Türkiye’nin temiz enerjiye geçişi kadar, bunu çok hızlı şekilde gerçekleştirmesi de çok önemli. Ülkemizin açıklanan Net Sıfır Hedefi takviminde yer aldığı şekliyle, karbon salımını 2030 yılına kadar yüzde 40 azaltıp 2053 yılında da sıfırlaması için bu şart. Bunun önündeki en büyük engellerden biri ise finasman kaynaklarına erişim. Firmalar bu alandaki projeleri yapmakta zorlanıyorlar. Bu da yenilenebilir enerjiye geçiş hızını yavaşlatıyor. O yüzden enerji dönüşümüne katkı sunacak projelerin ihtiyaç duyulan finansmanı en kolay şeklide elde etmelerini sağlayacak metodolojileri ortaya koymak gerekiyor.
Nasıl bir metodolojiden söz ediyorsunuz?
Türkiye’de enerji dönüşümünü hızlandırabilmek için, tıpkı taşıt ve konut kredileri gibi, enerji kredisi adı altında bu başlıkta özel yeni bir kredi formatı oluşturulmalı. Bankalar ve leasing şirketleri bu konuda sürükleyici olabilirler. Bize ülke olarak mortgage formatında, uzun dönemli ödemeli bir enerji finansman modellemesi gerekiyor.
Sizin bu konuda bir girişiminiz var mı?
Bu konuda bankalarla görüşme halindeyiz. Bu alana özel çözümler geliştirilip hayata geçirilmesi gerekiyor. Bankaların da bunun finansmanı için ürün paketleri geliştirmeleri çok önemli. Hatta yatırım şirketleri de bu konuda paydaş modeli oluşturabilirler. Zira her kurulu tesis ya da işletme doğal olarak enerji tüketimi için bir bedel ödüyor. Dolayısı ile yatırımcılara da zarar ettirmeyecek gayet verimli bir ticari girişim alanından bahsediyoruz.
Bu yatırımları hızlandırmak için bankalar dışında atılabilecek adımlar var mı?

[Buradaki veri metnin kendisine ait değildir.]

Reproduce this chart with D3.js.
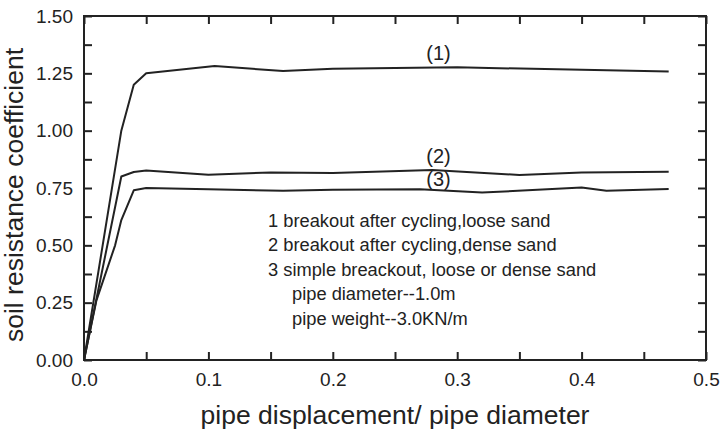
<!DOCTYPE html>
<html>
<head>
<meta charset="utf-8">
<script src="https://cdn.jsdelivr.net/npm/d3@7"></script>
<style>
  body { margin: 0; background: #fff; }
  svg { display: block; }
  text { font-family: "Liberation Sans", Arial, Helvetica, sans-serif; fill: #222; }
</style>
</head>
<body>
<svg id="chart" width="721" height="433"></svg>
<script>
// ---- data ----
const curve1X = [0, 0.03, 0.04, 0.05, 0.105, 0.16, 0.2, 0.3, 0.47];
const curve1Y = [0, 1.0, 1.2, 1.25, 1.282, 1.26, 1.27, 1.276, 1.258];
const curve2X = [0, 0.03, 0.04, 0.05, 0.1, 0.15, 0.2, 0.28, 0.35, 0.4, 0.47];
const curve2Y = [0, 0.80, 0.82, 0.826, 0.808, 0.818, 0.815, 0.829, 0.807, 0.818, 0.821];
const curve3X = [0, 0.01, 0.025, 0.03, 0.04, 0.05, 0.1, 0.16, 0.2, 0.27, 0.32, 0.4, 0.42, 0.47];
const curve3Y = [0, 0.26, 0.5, 0.61, 0.74, 0.75, 0.745, 0.738, 0.742, 0.745, 0.73, 0.752, 0.738, 0.746];
const curveLabels = ["(1)", "(2)", "(3)"];
const curveLabelPos = [[0.285, 1.31], [0.285, 0.86], [0.285, 0.76]];
const xTicksMajor = [0, 0.1, 0.2, 0.3, 0.4, 0.5];
const xTicksAll = [0, 0.05, 0.1, 0.15, 0.2, 0.25, 0.3, 0.35, 0.4, 0.45, 0.5];
const yTicksMajor = [0, 0.25, 0.5, 0.75, 1.0, 1.25, 1.5];
const yTicksAll = [0, 0.125, 0.25, 0.375, 0.5, 0.625, 0.75, 0.875, 1.0, 1.125, 1.25, 1.375, 1.5];
const legendLines = [
  "1 breakout after cycling,loose sand",
  "2 breakout after cycling,dense sand",
  "3 simple breackout, loose or dense sand",
  "pipe diameter--1.0m",
  "pipe weight--3.0KN/m"
];
const legendIndent = [0, 0, 0, 1, 1];
const xTitle = "pipe displacement/ pipe diameter";
const yTitle = "soil resistance coefficient";

// ---- layout ----
const mLeft = 84, mRight = 706, mTop = 16, mBottom = 360;
const svg = d3.select("#chart");
const x = d3.scaleLinear().domain([0, 0.5]).range([mLeft, mRight]);
const y = d3.scaleLinear().domain([0, 1.5]).range([mBottom, mTop]);
const ink = "#222";
const tickLen = 8;

const fmtX = d => xTicksMajor.some(t => Math.abs(t - d) < 1e-9) ? d3.format(".1f")(d) : "";
const fmtY = d => yTicksMajor.some(t => Math.abs(t - d) < 1e-9) ? d3.format(".2f")(d) : "";

function styleAxis(g) {
  g.select(".domain").remove();
  g.selectAll(".tick line").attr("stroke", ink).attr("stroke-width", 2);
  g.selectAll(".tick text").attr("fill", ink).style("font-size", "19px")
   .attr("font-family", "Liberation Sans, Arial, sans-serif");
}

svg.append("g").attr("transform", `translate(0,${mBottom})`)
  .call(d3.axisBottom(x).tickValues(xTicksAll).tickFormat(fmtX).tickSize(-tickLen).tickPadding(13))
  .call(styleAxis);
svg.append("g").attr("transform", `translate(0,${mTop})`)
  .call(d3.axisTop(x).tickValues(xTicksAll).tickFormat("").tickSize(-tickLen))
  .call(styleAxis);
svg.append("g").attr("transform", `translate(${mLeft},0)`)
  .call(d3.axisLeft(y).tickValues(yTicksAll).tickFormat(fmtY).tickSize(-tickLen).tickPadding(11))
  .call(styleAxis);
svg.append("g").attr("transform", `translate(${mRight},0)`)
  .call(d3.axisRight(y).tickValues(yTicksAll).tickFormat("").tickSize(-tickLen))
  .call(styleAxis);

// frame
svg.append("rect").attr("x", mLeft).attr("y", mTop)
  .attr("width", mRight - mLeft).attr("height", mBottom - mTop)
  .attr("fill", "none").attr("stroke", ink).attr("stroke-width", 2);

// curves
const line = d3.line().x(d => x(d[0])).y(d => y(d[1]));
[[curve1X, curve1Y], [curve2X, curve2Y], [curve3X, curve3Y]].forEach(([xs, ys]) => {
  svg.append("path").datum(xs.map((v, i) => [v, ys[i]]))
    .attr("d", line).attr("fill", "none").attr("stroke", ink)
    .attr("stroke-width", 2).attr("stroke-linejoin", "round");
});

// curve labels
curveLabels.forEach((t, i) => {
  svg.append("text").attr("x", x(curveLabelPos[i][0])).attr("y", y(curveLabelPos[i][1]))
    .attr("text-anchor", "middle").style("font-size", "20px").text(t);
});

// legend text
legendLines.forEach((t, i) => {
  svg.append("text").attr("x", 268 + legendIndent[i] * 24).attr("y", 227 + i * 24.4)
    .style("font-size", "18.3px").text(t);
});

// axis titles
svg.append("text").attr("x", (mLeft + mRight) / 2).attr("y", 424)
  .attr("text-anchor", "middle").style("font-size", "26.5px").text(xTitle);
svg.append("text").attr("transform", `translate(23,${(mTop + mBottom) / 2 + 7}) rotate(-90)`)
  .attr("text-anchor", "middle").style("font-size", "26.5px").text(yTitle);
</script>
</body>
</html>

Devlet de bu alandaki yatırımların daha düşük maliyetle gerçekleştirilebilmesini sağlayabilecek yeni adımlar atabilir. Enerji yatırımlarındaki kurulum ve işletme süreçlerinde, işçilikten alınan vergilerin kaldırılması bile yenilenebilir enerjiye geçiş yatırımlarına büyük bir ivme kazandıracaktır. Neticede, bu yatırımları hızlandıracak ne varsa hepsini bir araya getirip, yatırımcılara paket yapıp sunmak gerekiyor. Sanayi kuruluşları ve konutlarda elektrik faturasına denk gelen taksitlerle güneş santrali kurulmasını sağlayacak finansman modelleri kullanılarak enerji dönüşümü hızlandırılabilir.